Há uma década, as ONGs pareciam ser a salvação do país. Hoje, há quem ache que elas são um enorme problema. Entre o céu e o inferno, o terceiro setor tenta descobrir quem é, para que serve e qual seu futuro

Por Da Redação Materia seguir SEGUIR Materia seguir SEGUINDO
Atualizado em 31 out 2016, 18h49 - Publicado em 31 mar 2004, 22h00

Sérgio Gwercman

Um outro mundo é possível. Ou outro Brasil, que seja. Era o que se prometia para o futuro em junho de 1992, quando governantes de 108 países e 9 mil ONGs se reuniram no Rio de Janeiro para discutir os rumos ecológicos do planeta. A Rio-92, como foi batizado o encontro, entrou para a história das organizações não-governamentais brasileiras. Nunca elas haviam conseguido tanto destaque e espaço para debater suas posições, lado a lado com os mais importantes chefes de Estado.

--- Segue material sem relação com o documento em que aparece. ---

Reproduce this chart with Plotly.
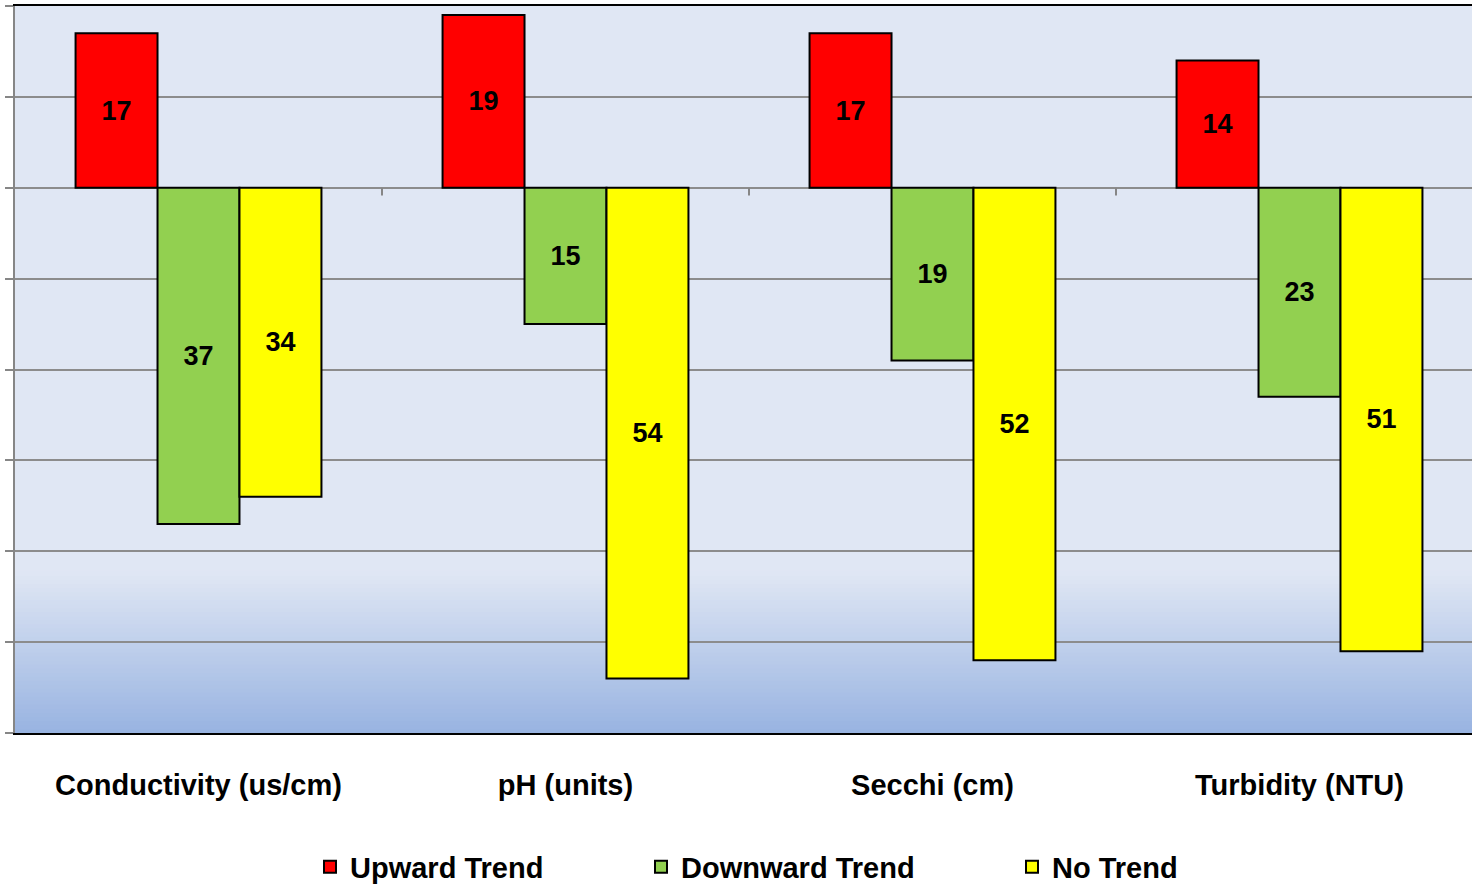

Havia no ar a sensação de que estava surgindo um novo modelo de trabalho. Revolucionário e eficiente. Sem os vícios políticos e burocráticos do Estado, sem a ganância das empresas, formado apenas por cidadãos comprometidos com uma causa e dispostos a trabalhar por uma sociedade mais justa.

Dez anos mais tarde, o sonho de transformação deu lugar a uma realidade bem menos otimista. Uma pesquisa do Ibope revelou que 73% dos brasileiros nem mesmo sabem o que é uma ONG. Em algum lugar tanta expectativa se desfez. “Chegamos a um paradoxo em que há muito espaço para atuação e pouco para conseguir resultados”, afirma Jorge Eduardo Durão, presidente da Associação Brasileira de Organizações Não Governamentais (Abong). Nas próximas páginas você vai ler cinco perguntas e respostas essenciais para entender esse movimento. E saber o que podemos esperar dele.

O que é uma ONG?

Se levássemos ao pé da letra o significado da sigla poderíamos colocar na lista das organizações não-governamentais tudo aquilo não é empresa, mas também não faz parte do Estado. Incluindo aí o elitista Jockey Club ou a organização terrorista Al Qaeda. A bem da verdade, não existe uma definição clara de o que venha a ser uma ONG.

Pode-se dizer que ser organização não-governamental é uma filosofia de vida. A legislação cita associações, fundações e organizações civis de interesse público – não há uma lei no Brasil que utilize a palavra ONG. Os pilares em que elas estão fundamentadas foram desenhados e construídos pelos ideais de seus próprios participantes.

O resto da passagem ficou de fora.